The Seamen’s Mission decided to open a branch in Sydney in 1916 and to send engineer John Oskar Boijer there; he had experienced spiritual conversion. He established a Seamen’s Home in the port of Sydney. The news about the February Revolution was heard in Australia as well. The postal connections between Finland and Australia were broken due to the war, so the news travelled slowly. Boijer was certain of Finland becoming independent; he concluded that the date would be ”the most lovely day”, i.e. Midsummer. He organized a celebration of independence on Midsummer Day. A major part of the Finnish migrants were deserters from ships.

Seamen’s Mission was the first organ to grant unofficial certificates of Finnish nationality in Britain and in Australia in the summer of 1918. In August, 20 persons born in Rauma received their certificates. Boijer helped the authorities by writing certificates of nationality. By agreement of Australia and the USA, he was the only representative of independent Finland whose certificates were accepted until Consul Kaarlo Nauklér started as the official delegate in 1918.

National emblems for the independent country

Motivated by the idea of nationality, discussion about the Finnish flag grew in the late 19th century. Several designs were presented in the 1860’s. The main disagreement was about whether the colours should be blue and white or red and yellow. Meanwhile, yacht clubs assumed their own flags. Nyländska Jaktklubben chose in 1861 a blue cross flag with the coat of arms of the province of Uusimaa in the upper hoist quarter. Its model was the flag of St. Petersburg Imperial Yacht Club. In 1890, the Finnish Senate established this model for all yacht clubs.

Before Finnish independence already, several maritime organizations had turned to the Senate, hoping that a merchant flag be established. The Senate formed a flag committee, under Commercial Counsellor Lars Krogius; its further members were architect Eliel Saarinen and Ph.D. Uuno T. Sirelius. On 8.12.1917 already, just after the declaration of independence, the committee proposed a flag based on heraldic and the Finnish coat of arms. It featured a dark-red background and the coat-of-arms facing the pole. The design for the merchant flag was a yellow cross on red background, with nine white roses in the upper hoist quarter.

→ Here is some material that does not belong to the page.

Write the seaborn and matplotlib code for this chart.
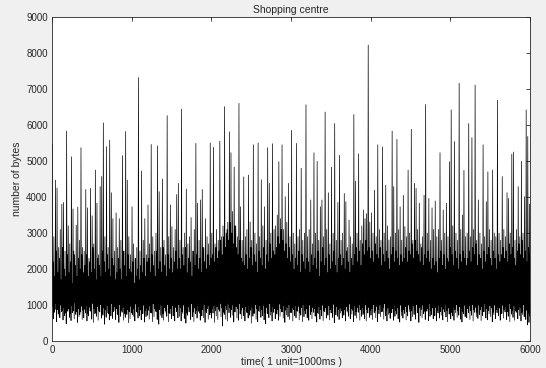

  • Helmikuussa 1918 merikapteeni Viktor Albert Henriksson oli Sylfid-laivansa kanssa Bordeaux’ssa. Laivalla järjestettiin juhlatilaisuus, jossa kahveliin nostettiin ensimmäisen kerran Suomen lippu. Tuolloin laivalla käytettiin lippukomitean joulukuussa 1917 esittämää kauppalippua, sillä eduskunta ei ollut vielä tehnyt lopullista päätöstä merenkulku- ja kauppalipusta. Kalle ja Jussi Aarnion kokoelma, väritys Tommi Rossi.

What Kind of Flag?

Opinions were still divided between blue-white and red-yellow. A further proposal for the merchant flag was a blue cross on a white background. The matter was submitted to Parliament, where it was tabled and transferred to the foreign affairs committee. After a lively discussion, the committee set up a division to organize a competition among artists. The matter was taken up again only after the Civil War. On 28.5.1918, Parliament accepted a marine blue cross on a white background, with the Finnish coat of arms in its centre. The merchant flag was just the blue cross on a white background.